Quality System Integration
In a constantly-changing business environment, manufacturers of both medical devices and pharmaceuticals are in constant flux. In a merger/acquisition situation, a new company with a an entirely different quality-system will need to integrate its processes and procedures with the parent company. This task has the potential to be very time-consuming for the parent organization, but is required because standards dictate that executive management is accountable for the quality-management system.
Integration is part of the assimilation process to ensure management applies consistent criteria consistent when evaluating quality and business risks. Failure to integrate could lead to misapplication of risk estimates under two systems that may lead to faulty decision-making, or even compliance gaps.

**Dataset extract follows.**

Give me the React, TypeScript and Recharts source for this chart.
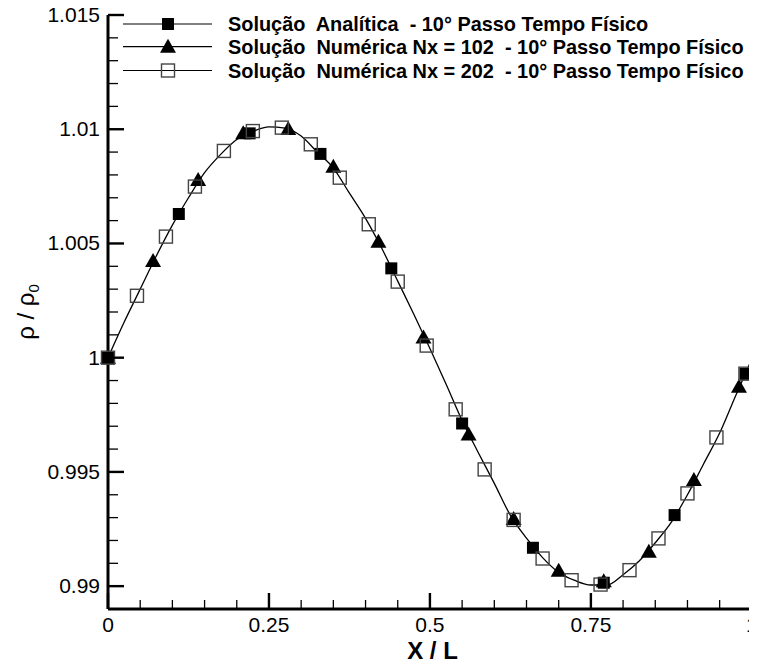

Compliance Team’s approach is to involve management from the beginning with the end in mind. The goals for assimilation are paramount, and there is no “one size fits all” approach. Some companies merge for organizational reasons (for example, to acquire an organization with proficiency to handle tasks that had previously been outsourced) and others merge for technological ones (for example, to combine a device platform with novel chemistry to yield a revolutionary new product). The integration plan needs to stay true to the purpose.
The assessment will determine which quality subsystems can be easily integrated. Examples include training the acquired company on the parent company’s policies and procedures, and/or by granting the acquired company access to the parent company’s online tools. The assessment will also identify needs for detailed review, and potential remediation. An example of this would include conversion of paper records into an electronic system, when an online form may have requirements for information that was not required in the paper-based system. Another example would be the need to re-evaluate risks in a consistent manner to parent company criteria.
Implicit to quality-system integration is the split-up of a quality-system during a divestiture. Divestiture is an opportunity to simplify previously bureaucratic processes now that the organization become more nimble and agile. SOPs may be able to be cut to a fraction of their original length simply by omitting or simplifying requirements that no longer apply to a smaller business entity.